[Records]
□ □ □

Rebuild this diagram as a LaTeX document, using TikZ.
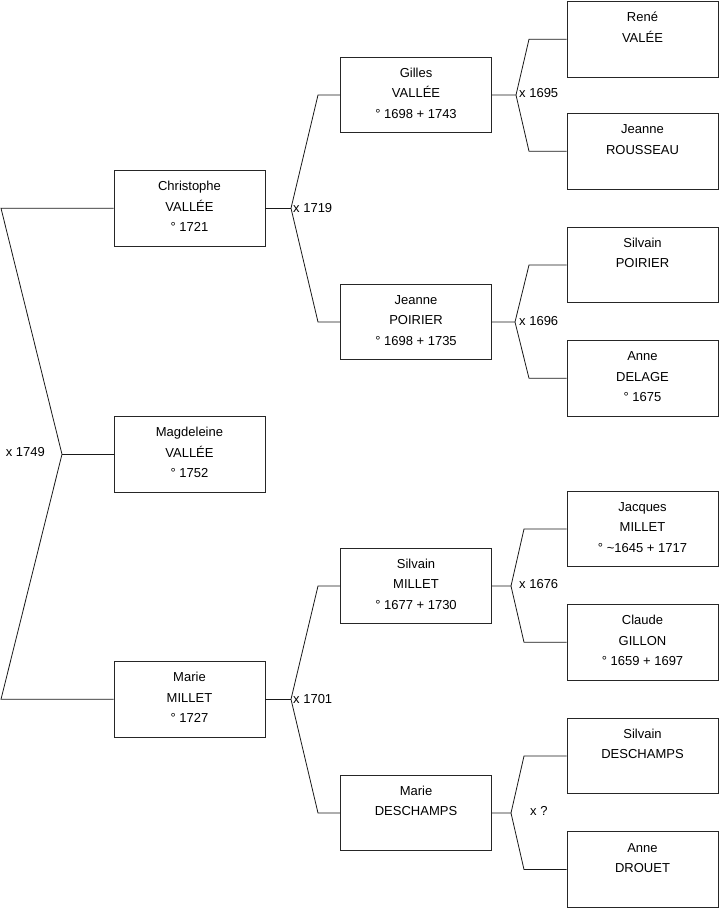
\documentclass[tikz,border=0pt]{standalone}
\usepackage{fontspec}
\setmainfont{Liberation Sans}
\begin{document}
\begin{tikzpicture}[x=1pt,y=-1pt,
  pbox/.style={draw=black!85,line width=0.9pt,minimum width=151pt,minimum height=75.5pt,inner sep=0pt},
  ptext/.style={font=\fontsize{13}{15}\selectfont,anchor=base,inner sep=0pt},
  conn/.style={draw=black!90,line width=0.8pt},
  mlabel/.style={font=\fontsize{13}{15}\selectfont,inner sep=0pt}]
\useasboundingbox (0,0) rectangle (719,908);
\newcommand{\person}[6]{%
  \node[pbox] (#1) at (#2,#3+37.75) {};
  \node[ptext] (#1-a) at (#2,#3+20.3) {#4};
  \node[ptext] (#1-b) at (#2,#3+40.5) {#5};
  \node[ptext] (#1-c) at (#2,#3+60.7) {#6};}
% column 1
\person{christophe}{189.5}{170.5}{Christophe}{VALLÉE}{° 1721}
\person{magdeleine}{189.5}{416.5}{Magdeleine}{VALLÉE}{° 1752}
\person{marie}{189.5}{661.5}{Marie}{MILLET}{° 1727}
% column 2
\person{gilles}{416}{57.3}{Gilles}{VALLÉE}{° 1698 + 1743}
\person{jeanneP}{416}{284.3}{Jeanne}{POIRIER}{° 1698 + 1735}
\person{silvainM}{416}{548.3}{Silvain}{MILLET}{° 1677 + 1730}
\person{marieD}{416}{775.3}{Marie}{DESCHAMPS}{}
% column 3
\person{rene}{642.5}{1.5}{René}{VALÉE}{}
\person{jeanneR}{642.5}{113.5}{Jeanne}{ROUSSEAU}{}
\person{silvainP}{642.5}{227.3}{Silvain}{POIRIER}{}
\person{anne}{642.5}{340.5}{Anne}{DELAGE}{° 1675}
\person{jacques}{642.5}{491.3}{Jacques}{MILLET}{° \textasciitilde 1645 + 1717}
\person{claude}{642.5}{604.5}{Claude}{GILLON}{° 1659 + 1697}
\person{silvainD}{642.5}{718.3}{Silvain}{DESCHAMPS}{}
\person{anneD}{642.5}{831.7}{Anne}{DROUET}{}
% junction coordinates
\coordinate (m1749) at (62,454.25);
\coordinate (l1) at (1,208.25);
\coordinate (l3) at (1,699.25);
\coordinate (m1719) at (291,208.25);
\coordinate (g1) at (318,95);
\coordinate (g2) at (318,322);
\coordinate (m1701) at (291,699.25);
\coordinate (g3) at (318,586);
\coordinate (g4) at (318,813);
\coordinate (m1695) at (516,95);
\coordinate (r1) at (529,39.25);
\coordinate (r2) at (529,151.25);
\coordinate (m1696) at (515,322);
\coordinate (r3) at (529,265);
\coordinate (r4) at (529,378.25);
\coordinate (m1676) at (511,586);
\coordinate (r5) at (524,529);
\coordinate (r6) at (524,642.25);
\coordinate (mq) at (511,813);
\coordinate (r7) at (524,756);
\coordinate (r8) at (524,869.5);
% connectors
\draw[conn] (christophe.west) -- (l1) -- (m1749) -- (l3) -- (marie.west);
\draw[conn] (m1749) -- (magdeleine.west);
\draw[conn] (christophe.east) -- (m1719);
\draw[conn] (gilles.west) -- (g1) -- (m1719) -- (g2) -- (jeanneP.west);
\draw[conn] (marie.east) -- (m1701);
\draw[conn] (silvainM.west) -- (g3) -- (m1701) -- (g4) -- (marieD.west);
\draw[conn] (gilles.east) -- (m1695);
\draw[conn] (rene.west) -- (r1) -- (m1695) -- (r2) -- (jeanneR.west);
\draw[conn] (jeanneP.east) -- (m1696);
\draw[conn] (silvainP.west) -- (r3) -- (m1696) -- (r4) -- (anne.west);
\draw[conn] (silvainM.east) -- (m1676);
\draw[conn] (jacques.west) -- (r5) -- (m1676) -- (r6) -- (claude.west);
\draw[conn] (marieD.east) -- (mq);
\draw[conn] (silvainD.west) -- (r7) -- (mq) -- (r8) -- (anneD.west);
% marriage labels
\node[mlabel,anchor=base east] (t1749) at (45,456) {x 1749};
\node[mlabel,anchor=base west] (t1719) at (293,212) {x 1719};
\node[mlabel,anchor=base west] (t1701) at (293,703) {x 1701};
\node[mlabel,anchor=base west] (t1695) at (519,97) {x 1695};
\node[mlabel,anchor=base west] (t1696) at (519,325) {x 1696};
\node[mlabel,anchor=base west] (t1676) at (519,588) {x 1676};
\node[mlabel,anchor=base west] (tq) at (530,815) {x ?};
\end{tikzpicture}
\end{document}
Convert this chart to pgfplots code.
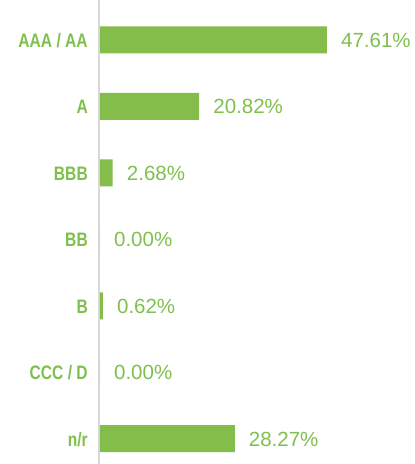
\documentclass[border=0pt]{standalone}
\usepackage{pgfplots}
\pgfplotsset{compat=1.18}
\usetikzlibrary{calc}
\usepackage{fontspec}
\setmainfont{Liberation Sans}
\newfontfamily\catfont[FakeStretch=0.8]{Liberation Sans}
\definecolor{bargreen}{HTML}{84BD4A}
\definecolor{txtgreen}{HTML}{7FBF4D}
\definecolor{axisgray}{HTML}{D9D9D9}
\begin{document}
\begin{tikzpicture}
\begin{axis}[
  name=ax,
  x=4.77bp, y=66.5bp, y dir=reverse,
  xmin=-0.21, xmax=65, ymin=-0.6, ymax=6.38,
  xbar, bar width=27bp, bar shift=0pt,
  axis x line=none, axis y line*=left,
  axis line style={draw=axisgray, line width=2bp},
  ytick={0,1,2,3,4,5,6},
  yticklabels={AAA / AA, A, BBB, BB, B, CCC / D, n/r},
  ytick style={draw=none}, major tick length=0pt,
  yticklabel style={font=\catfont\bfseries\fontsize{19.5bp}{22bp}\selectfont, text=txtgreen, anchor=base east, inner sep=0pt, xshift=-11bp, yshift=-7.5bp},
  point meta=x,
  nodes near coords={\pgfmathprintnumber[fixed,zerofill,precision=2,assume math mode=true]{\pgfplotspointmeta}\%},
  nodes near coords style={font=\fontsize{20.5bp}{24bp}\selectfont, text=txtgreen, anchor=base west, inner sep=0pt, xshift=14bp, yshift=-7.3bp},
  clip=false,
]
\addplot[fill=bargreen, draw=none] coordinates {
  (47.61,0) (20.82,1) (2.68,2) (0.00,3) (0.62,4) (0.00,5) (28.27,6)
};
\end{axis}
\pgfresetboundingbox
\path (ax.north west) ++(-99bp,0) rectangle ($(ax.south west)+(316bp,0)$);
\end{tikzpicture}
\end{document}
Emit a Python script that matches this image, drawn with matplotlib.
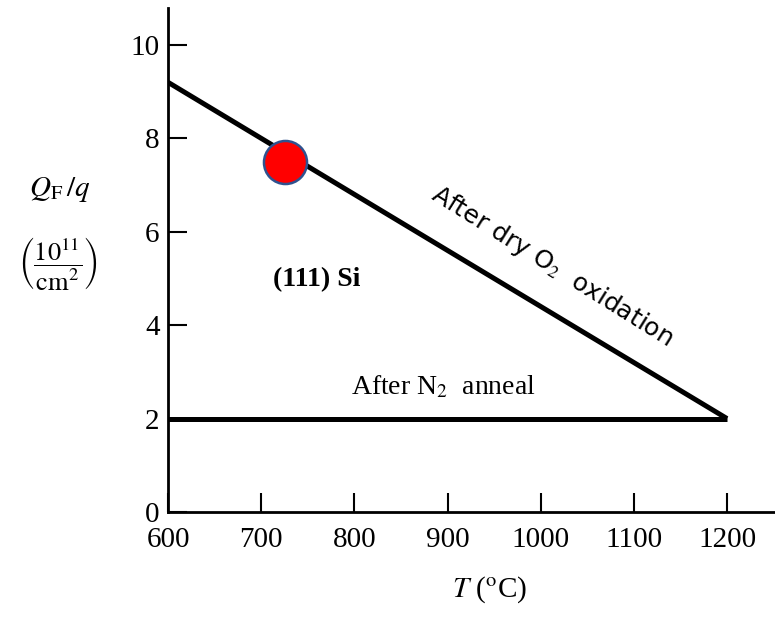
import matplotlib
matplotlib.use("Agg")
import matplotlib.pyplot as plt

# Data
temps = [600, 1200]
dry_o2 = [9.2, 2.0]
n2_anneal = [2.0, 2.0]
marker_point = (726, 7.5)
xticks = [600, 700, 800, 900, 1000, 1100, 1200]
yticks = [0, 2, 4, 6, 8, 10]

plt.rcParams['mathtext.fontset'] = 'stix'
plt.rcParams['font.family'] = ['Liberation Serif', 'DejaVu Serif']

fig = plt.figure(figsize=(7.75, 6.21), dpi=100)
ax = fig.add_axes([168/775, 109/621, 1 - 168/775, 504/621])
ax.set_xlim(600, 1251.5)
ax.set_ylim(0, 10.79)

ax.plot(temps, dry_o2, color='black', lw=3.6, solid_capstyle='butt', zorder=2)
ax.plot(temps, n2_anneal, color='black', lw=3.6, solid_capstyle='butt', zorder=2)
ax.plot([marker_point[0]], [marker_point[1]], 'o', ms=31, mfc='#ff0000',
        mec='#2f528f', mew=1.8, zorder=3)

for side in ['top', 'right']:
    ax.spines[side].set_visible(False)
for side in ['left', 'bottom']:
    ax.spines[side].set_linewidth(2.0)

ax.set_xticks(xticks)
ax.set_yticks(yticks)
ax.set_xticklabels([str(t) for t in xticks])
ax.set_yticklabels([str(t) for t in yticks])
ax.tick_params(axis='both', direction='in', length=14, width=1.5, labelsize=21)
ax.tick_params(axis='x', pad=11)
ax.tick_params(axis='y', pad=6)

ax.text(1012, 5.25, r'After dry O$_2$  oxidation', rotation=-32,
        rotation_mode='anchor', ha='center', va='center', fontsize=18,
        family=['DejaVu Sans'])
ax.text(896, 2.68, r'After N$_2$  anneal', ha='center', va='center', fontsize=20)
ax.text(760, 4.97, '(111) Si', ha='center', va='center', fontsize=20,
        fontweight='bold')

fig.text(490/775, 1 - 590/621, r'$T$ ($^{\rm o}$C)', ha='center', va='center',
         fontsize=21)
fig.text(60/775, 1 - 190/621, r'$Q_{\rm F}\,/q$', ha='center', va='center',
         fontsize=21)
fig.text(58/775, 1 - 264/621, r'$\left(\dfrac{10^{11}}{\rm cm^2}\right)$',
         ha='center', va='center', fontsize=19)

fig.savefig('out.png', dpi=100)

□ □ □

Copy every line of the material in which the word "matplotlib" occurs.

* Task answer:
Emit a Python script that matches this image, drawn with matplotlib.
import matplotlib
matplotlib.use("Agg")
import matplotlib.pyplot as plt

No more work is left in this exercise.